Overview of the E-Invoicing Mandate
The E-Invoicing mandate is set to revolutionize the invoicing landscape in Malaysia. By requiring all businesses to adopt electronic invoicing methods, the government aims to streamline tax processes and reduce administrative burdens. The scope of the mandate includes all commercial transactions, which means businesses must prepare to transition their invoicing systems to comply with these new regulations.
Key Challenges Businesses Might Face
While the benefits of e-Invoicing are clear, the transition will not be without its challenges. Businesses will encounter several hurdles, including:
1. Integration with Existing Accounting Systems: Many companies operate with legacy systems that may not easily accommodate e-Invoicing. This integration will require careful planning and potentially significant investment in new technology.
2. Ensuring Data Consistency: Compliance with the Inland Revenue Board’s (IRB) requirements means that businesses must ensure the data in their invoices is consistent, complete, and correct. This can be particularly challenging for organizations dealing with high volumes of transactions.
3. Managing Large Transaction Volumes: Companies with extensive transaction portfolios may find it difficult to adapt to e-Invoicing processes, especially if their existing systems are not equipped to handle digital transactions efficiently.

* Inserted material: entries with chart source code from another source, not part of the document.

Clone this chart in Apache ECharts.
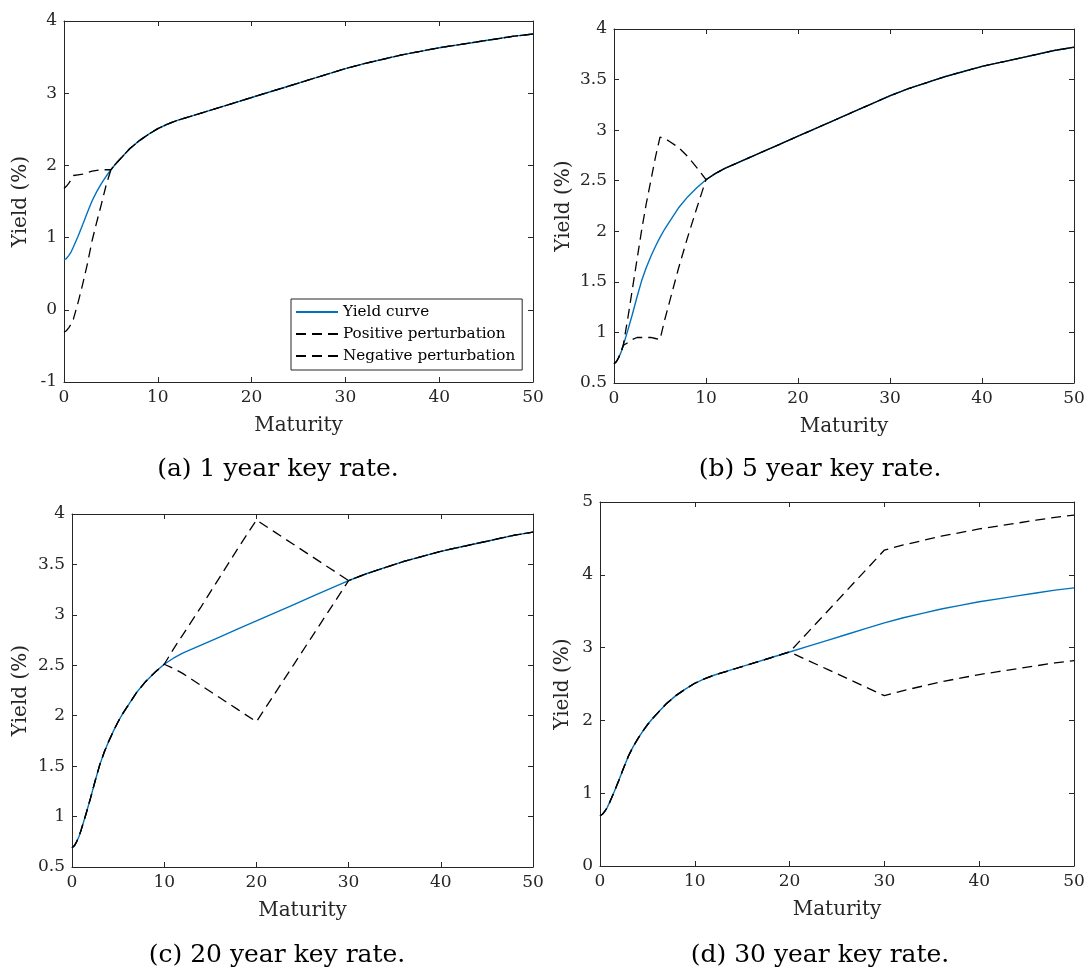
<!DOCTYPE html>
<html>
<head>
<meta charset="utf-8">
<script src="https://cdn.jsdelivr.net/npm/echarts@6/dist/echarts.min.js"></script>
<style>
html,body{margin:0;padding:0;background:#fff;}
#chart{width:1088px;height:972px;}
</style>
</head>
<body>
<div id="chart"></div>
<script>
// ---- data ----
const maturity = [0, 0.25, 0.5, 0.75, 1, 1.5, 2, 2.5, 3, 3.5, 4, 4.5, 5, 5.5, 6, 7, 8, 9, 10, 11, 12, 14, 16, 18, 20, 22, 24, 26, 28, 30, 32, 34, 36, 38, 40, 42, 44, 46, 48, 50];

const yieldCurve = [0.69, 0.71, 0.75, 0.80, 0.87, 1.02, 1.18, 1.35, 1.51, 1.64, 1.75, 1.85, 1.94, 2.02, 2.09, 2.23, 2.34, 2.43, 2.51, 2.57, 2.62, 2.70, 2.78, 2.86, 2.94, 3.02, 3.10, 3.18, 3.26, 3.34, 3.41, 3.47, 3.53, 3.58, 3.63, 3.67, 3.71, 3.75, 3.79, 3.82];

// (a) 1 year key rate
const pos1 = [1.68, 1.71, 1.75, 1.80, 1.86, 1.87, 1.88, 1.90, 1.92, 1.93, 1.94, 1.94, 1.94, 2.02, 2.09, 2.23, 2.34, 2.43, 2.51, 2.57, 2.62, 2.70, 2.78, 2.86, 2.94, 3.02, 3.10, 3.18, 3.26, 3.34, 3.41, 3.47, 3.53, 3.58, 3.63, 3.67, 3.71, 3.75, 3.79, 3.82];
const neg1 = [-0.31, -0.29, -0.25, -0.20, -0.13, 0.10, 0.36, 0.64, 0.96, 1.22, 1.47, 1.73, 1.94, 2.02, 2.09, 2.23, 2.34, 2.43, 2.51, 2.57, 2.62, 2.70, 2.78, 2.86, 2.94, 3.02, 3.10, 3.18, 3.26, 3.34, 3.41, 3.47, 3.53, 3.58, 3.63, 3.67, 3.71, 3.75, 3.79, 3.82];

// (b) 5 year key rate
const pos5 = [0.69, 0.71, 0.75, 0.80, 0.87, 1.14, 1.43, 1.72, 2.01, 2.27, 2.50, 2.73, 2.93, 2.92, 2.89, 2.83, 2.74, 2.63, 2.51, 2.57, 2.62, 2.70, 2.78, 2.86, 2.94, 3.02, 3.10, 3.18, 3.26, 3.34, 3.41, 3.47, 3.53, 3.58, 3.63, 3.67, 3.71, 3.75, 3.79, 3.82];
const neg5 = [0.69, 0.71, 0.75, 0.80, 0.87, 0.90, 0.93, 0.95, 0.95, 0.95, 0.95, 0.94, 0.93, 1.12, 1.29, 1.63, 1.94, 2.23, 2.51, 2.57, 2.62, 2.70, 2.78, 2.86, 2.94, 3.02, 3.10, 3.18, 3.26, 3.34, 3.41, 3.47, 3.53, 3.58, 3.63, 3.67, 3.71, 3.75, 3.79, 3.82];

// (c) 20 year key rate
const pos20 = [0.69, 0.71, 0.75, 0.80, 0.87, 1.02, 1.18, 1.35, 1.51, 1.64, 1.75, 1.85, 1.94, 2.02, 2.09, 2.23, 2.34, 2.43, 2.51, 2.66, 2.80, 3.08, 3.37, 3.66, 3.94, 3.82, 3.70, 3.58, 3.46, 3.34, 3.41, 3.47, 3.53, 3.58, 3.63, 3.67, 3.71, 3.75, 3.79, 3.82];
const neg20 = [0.69, 0.71, 0.75, 0.80, 0.87, 1.02, 1.18, 1.35, 1.51, 1.64, 1.75, 1.85, 1.94, 2.02, 2.09, 2.23, 2.34, 2.43, 2.51, 2.47, 2.42, 2.30, 2.18, 2.06, 1.94, 2.22, 2.50, 2.78, 3.06, 3.34, 3.41, 3.47, 3.53, 3.58, 3.63, 3.67, 3.71, 3.75, 3.79, 3.82];

// (d) 30 year key rate
const pos30 = [0.69, 0.71, 0.75, 0.80, 0.87, 1.02, 1.18, 1.35, 1.51, 1.64, 1.75, 1.85, 1.94, 2.02, 2.09, 2.23, 2.34, 2.43, 2.51, 2.57, 2.62, 2.70, 2.78, 2.86, 2.94, 3.22, 3.50, 3.78, 4.06, 4.34, 4.41, 4.47, 4.53, 4.58, 4.63, 4.67, 4.71, 4.75, 4.79, 4.82];
const neg30 = [0.69, 0.71, 0.75, 0.80, 0.87, 1.02, 1.18, 1.35, 1.51, 1.64, 1.75, 1.85, 1.94, 2.02, 2.09, 2.23, 2.34, 2.43, 2.51, 2.57, 2.62, 2.70, 2.78, 2.86, 2.94, 2.82, 2.70, 2.58, 2.46, 2.34, 2.41, 2.47, 2.53, 2.58, 2.63, 2.67, 2.71, 2.75, 2.79, 2.82];

const captions = ['(a) 1 year key rate.', '(b) 5 year key rate.', '(c) 20 year key rate.', '(d) 30 year key rate.'];
const seriesNames = ['Yield curve', 'Positive perturbation', 'Negative perturbation'];
const xTickValues = [0, 10, 20, 30, 40, 50];
const yMin = [-1, 0.5, 0.5, 0];
const yMax = [4, 4, 4, 5];
const yStep = [1, 0.5, 0.5, 1];
const xLabel = 'Maturity';
const yLabel = 'Yield (%)';

// ---- layout ----
const grids = [
  {left: 64, top: 21, width: 469, height: 361},
  {left: 614, top: 29, width: 460, height: 354},
  {left: 72, top: 514, width: 461, height: 353},
  {left: 600, top: 502, width: 474, height: 364}
];
const yNameGap = [33, 40, 41, 27];
const captionPos = [[278, 469], [820, 469], [277, 955], [820, 955]];
const perturb = [[pos1, neg1], [pos5, neg5], [pos20, neg20], [pos30, neg30]];

const FONT = 'DejaVu Serif';
const AX = '#262626';
const BLUE = '#0072BD';
const DASH = [10, 6];

const pairs = arr => maturity.map((m, i) => [m, arr[i]]);

const xAxes = [], yAxes = [], series = [], graphics = [];
grids.forEach((g, i) => {
  const tickCommon = {show: true, inside: true, length: 5, lineStyle: {color: AX, width: 1}};
  const lineCommon = {show: true, onZero: false, lineStyle: {color: AX, width: 1}};
  xAxes.push({
    type: 'value', gridIndex: i, min: xTickValues[0], max: xTickValues[xTickValues.length - 1],
    interval: xTickValues[1] - xTickValues[0], position: 'bottom',
    axisLine: lineCommon, axisTick: tickCommon, splitLine: {show: false},
    axisLabel: {color: AX, fontFamily: FONT, fontSize: 17, margin: 7},
    name: xLabel, nameLocation: 'middle', nameGap: 34,
    nameTextStyle: {color: AX, fontFamily: FONT, fontSize: 20}
  });
  xAxes.push({
    type: 'value', gridIndex: i, min: xTickValues[0], max: xTickValues[xTickValues.length - 1],
    interval: xTickValues[1] - xTickValues[0], position: 'top',
    axisLine: lineCommon, axisTick: tickCommon, splitLine: {show: false}, axisLabel: {show: false}
  });
  yAxes.push({
    type: 'value', gridIndex: i, min: yMin[i], max: yMax[i], interval: yStep[i], position: 'left',
    axisLine: lineCommon, axisTick: tickCommon, splitLine: {show: false},
    axisLabel: {color: AX, fontFamily: FONT, fontSize: 17, margin: 7},
    name: yLabel, nameLocation: 'middle', nameGap: yNameGap[i],
    nameTextStyle: {color: AX, fontFamily: FONT, fontSize: 20}
  });
  yAxes.push({
    type: 'value', gridIndex: i, min: yMin[i], max: yMax[i], interval: yStep[i], position: 'right',
    axisLine: lineCommon, axisTick: tickCommon, splitLine: {show: false}, axisLabel: {show: false}
  });
  series.push({
    name: seriesNames[0], type: 'line', xAxisIndex: 2 * i, yAxisIndex: 2 * i,
    data: pairs(yieldCurve), symbol: 'none', lineStyle: {color: BLUE, width: 1.4}, itemStyle: {color: BLUE},
    animation: false, z: 2
  });
  series.push({
    name: seriesNames[1], type: 'line', xAxisIndex: 2 * i, yAxisIndex: 2 * i,
    data: pairs(perturb[i][0]), symbol: 'none', lineStyle: {color: '#000', width: 1.3, type: DASH}, itemStyle: {color: '#000'},
    animation: false, z: 3
  });
  series.push({
    name: seriesNames[2], type: 'line', xAxisIndex: 2 * i, yAxisIndex: 2 * i,
    data: pairs(perturb[i][1]), symbol: 'none', lineStyle: {color: '#000', width: 1.3, type: DASH}, itemStyle: {color: '#000'},
    animation: false, z: 3
  });
  graphics.push({
    type: 'text', x: captionPos[i][0], y: captionPos[i][1],
    style: {text: captions[i], fill: '#000', font: '25px "' + FONT + '"', align: 'center', verticalAlign: 'middle'}
  });
});

const chart = echarts.init(document.getElementById('chart'), null, {renderer: 'canvas'});
chart.setOption({
  animation: false,
  backgroundColor: '#fff',
  grid: grids.map(g => Object.assign({containLabel: false}, g)),
  xAxis: xAxes,
  yAxis: yAxes,
  series: series,
  legend: {
    orient: 'vertical', left: 291, top: 299, selectedMode: false,
    data: seriesNames, itemWidth: 42, itemHeight: 14, itemGap: 6,
    padding: [5, 7, 6, 4], borderColor: AX, borderWidth: 1, backgroundColor: '#fff',
    itemStyle: {opacity: 0},
    textStyle: {fontFamily: FONT, fontSize: 15.2, lineHeight: 16, color: '#000'}
  },
  graphic: graphics
});
</script>
</body>
</html>
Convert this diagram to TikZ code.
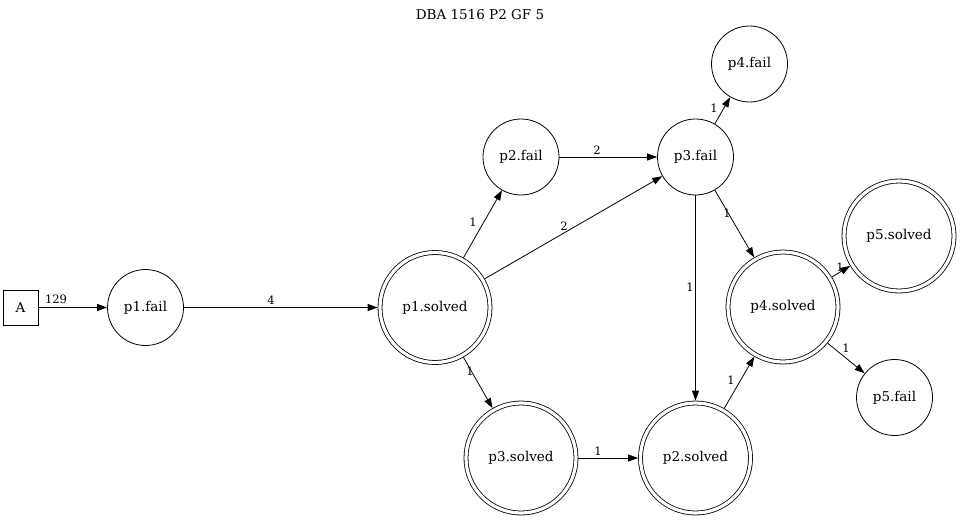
\documentclass[tikz,border=0pt]{standalone}
\usepackage{fontspec}
\setmainfont{DejaVu Serif}
\usetikzlibrary{arrows.meta}
\begin{document}
\begin{tikzpicture}[x=1pt,y=-1pt,
  txt/.style={font=\fontsize{13.5}{16}\selectfont},
  state/.style={txt,circle,draw,line width=0.8pt,minimum size=76pt,inner sep=0pt},
  final/.style={txt,circle,draw,line width=0.8pt,double,double distance=3.2pt,
                minimum size=110pt,outer sep=2.4pt,inner sep=0pt},
  startbox/.style={txt,rectangle,draw,line width=0.8pt,minimum size=35pt,inner sep=0pt},
  edge/.style={line width=0.8pt,-{Triangle[length=10pt,width=7pt]}},
  lbl/.style={font=\fontsize{11.5}{13}\selectfont,inner sep=0pt}]
  \useasboundingbox (0,0) rectangle (960,519);

  % title
  \node[txt] (title) at (480,15) {DBA 1516 P2 GF 5};

  % states
  \node[startbox] (A)   at (20.5,307.5) {A};
  \node[state]    (p1f) at (145.5,307.5) {p1.fail};
  \node[final]    (p1s) at (435,307.5) {p1.solved};
  \node[state]    (p2f) at (521,157) {p2.fail};
  \node[state]    (p3f) at (695.5,157) {p3.fail};
  \node[state]    (p4f) at (749.5,64) {p4.fail};
  \node[final]    (p3s) at (521,458) {p3.solved};
  \node[final]    (p2s) at (695.5,458) {p2.solved};
  \node[final]    (p4s) at (783,307) {p4.solved};
  \node[final]    (p5s) at (899,236) {p5.solved};
  \node[state]    (p5f) at (894.5,397.5) {p5.fail};

  % transitions
  \draw[edge] (A)   -- (p1f);
  \draw[edge] (p1f) -- (p1s);
  \draw[edge] (p1s) -- (p2f);
  \draw[edge] (p1s) -- (p3f);
  \draw[edge] (p1s) -- (p3s);
  \draw[edge] (p2f) -- (p3f);
  \draw[edge] (p3f) -- (p4f);
  \draw[edge] (p3f) -- (p4s);
  \draw[edge] (p3f) -- (p2s);
  \draw[edge] (p3s) -- (p2s);
  \draw[edge] (p2s) -- (p4s);
  \draw[edge] (p4s) -- (p5s);
  \draw[edge] (p4s) -- (p5f);

  % transition counts
  \node[lbl] (l1)  at (56,299)  {129};
  \node[lbl] (l2)  at (271,300) {4};
  \node[lbl] (l3)  at (473,222) {1};
  \node[lbl] (l4)  at (564,226) {2};
  \node[lbl] (l5)  at (470,371) {1};
  \node[lbl] (l6)  at (597,150) {2};
  \node[lbl] (l7)  at (714,108) {1};
  \node[lbl] (l8)  at (727,213) {1};
  \node[lbl] (l9)  at (690,287) {1};
  \node[lbl] (l10) at (598,451) {1};
  \node[lbl] (l11) at (731,380) {1};
  \node[lbl] (l12) at (840,267) {1};
  \node[lbl] (l13) at (846,348) {1};
\end{tikzpicture}
\end{document}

Impact on Organizational Culture and Management Strategies
The shift to e-Invoicing represents more than just a technical change; it necessitates a cultural shift within organizations. Management strategies will need to adapt to prioritize digital reporting and compliance. This might involve:
– Training staff on new technologies and compliance requirements.
– Fostering a culture that embraces digital transformation as a core business strategy.
Available Integration Model Options
To comply with the e-Invoicing mandate, businesses must explore various integration models:
– API Integration: This allows real-time data exchange between systems, providing a seamless invoicing experience.
– Middleware Solutions: For businesses with legacy systems, middleware can serve as a bridge to connect existing infrastructure with e-Invoicing solutions.
– Cloud-Based Solutions: These can offer flexibility and scalability, making it easier for businesses to adapt to changing compliance requirements.
Practical Advice for Businesses Preparing for the Transition
To ensure a smooth transition to e-Invoicing, businesses should consider the following steps:
1. Assess Current Systems: Evaluate existing accounting and invoicing systems to identify integration needs.
2. Develop a Transition Plan: Create a detailed timeline for implementing e-Invoicing processes, including training and technology upgrades.
3. Align Processes and Compliance Measures: Ensure that all operational processes are aligned with e-Invoicing requirements to facilitate compliance.
4. Engage with Stakeholders: Communicate with all stakeholders, including suppliers and customers, about the upcoming changes and how they will be affected.
Conclusion
The phased rollout of e-Invoicing in Malaysia presents both challenges and opportunities for businesses. By understanding the implications of the mandate and preparing strategically, organizations can leverage this digital transformation to enhance efficiency and compliance. As the August 2024 deadline approaches, proactive measures will be essential for businesses to thrive in this new invoicing landscape.